Analysis Remember Dot Hill, LSI/Engenio, and Xyratex when they were all independent? They made storage array hardware for the storage system suppliers such as Dell, EMC, HP, IBM, NetApp, Sun and others. Yes, it was that long ago.

The business was hard because storage system suppliers could use contract manufacturers to make their own gear. Moreover, they preferred to sell arrays that weren't too different, hardware-wise, from their competitors.

LSI got out of it by selling off Engenio to NetApp. Xyratex attracted the unwelcome attentions of an activist investor and was sold to Seagate – of all firms.

Dot Hill lingers on doggedly, making around $200m a year in revenues, but suffered losses from 2009 to 2012 of $13 to $22m. It scraped a profit of $5m in 2013 and, hopefully, will make more in 2014.

NetApp is building E-Series arrays using Engenio technology, including its SANtricity OS, and selling these into Big Data/HPC-style markets which prioritise fast data access over Data ONTAP storage software richness and expense. That purchase demonstrated a storage system provider moving into an adjacent market.

Seagate's purchase of Xyratex was followed by it buying the LSI storage controller chip business from Avago in June 2014.

What Seagate is doing is vertically integrating upwards, adding a storage array hardware business layered on top of its disk drive and nascent (exaggerating a little) SSD and PCIe flash business. It's moving from components to systems. Why?

First off, it has been in storage systems for a while, as has fellow disk maker WD. Both make low-end filers: 2-, 4- and 8-bay NAS systems with basic software for small businesses. Such systems are sold cheap and don't compete with Seagate and WD's main system customers for disk drives – the mainstream enterprise storage system suppliers such as Dell, EMC, HDS, HP, IBM, NetApp, and Oracle/Sun (DEHHINO).

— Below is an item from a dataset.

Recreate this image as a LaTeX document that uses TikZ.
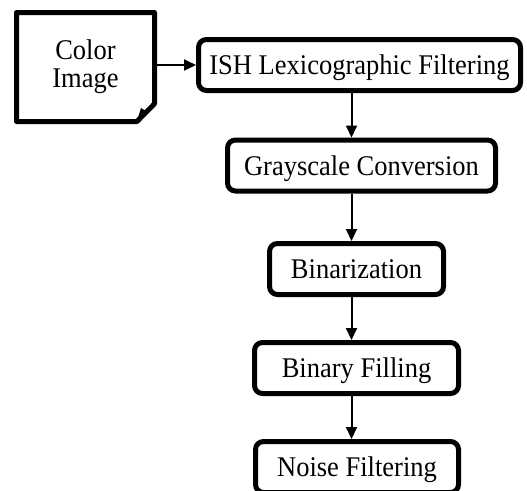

Secondly, Xyratex was moving away from selling storage array components to DEHHINO customers to selling complete ClusterStor high-capacity, high-performance arrays to the niche but growing HPC market, and a new set of OEMs such as Cray.

The storage array technology used here was being adopted for Big Data storage by enterprises who needed to analyse billions of unstructured data items to assess how their business was doing and improve its efficiency and focus. Data ingress/egress speed, cost/TB and power use were crucial parameters.

Thirdly, hyperscale storage needs existed in the monster cloud-based service companies such as Amazon, Facebook, Google, eBay, and others. They were into Big Data in effect before the term was even invented, and they each had their individual needs, but also a commonality of needing hundreds of thousands of disk drives a year connected into systems with architectures that were unique to them - but not satisfied by VMAX, ONTAP or DS8000 arrays. No sir, not at all.

They wanted commodity disk drives which they hooked up into systems themselves. They saw no reason to buy commodity drives from DEHHINO suppliers at their markups and started buying raw drives from component suppliers instead.

What Seagate saw, when it bought Xyratex, was that the confluence of Big Data with HPC-style storage could provide growth and higher margins if it sold raw drives to hyperscalers and Big Data arrays to business. And this would compensate for the loss of the premium performance disk drive business to SSDs and all-flash arrays. This strategy became detectable last year.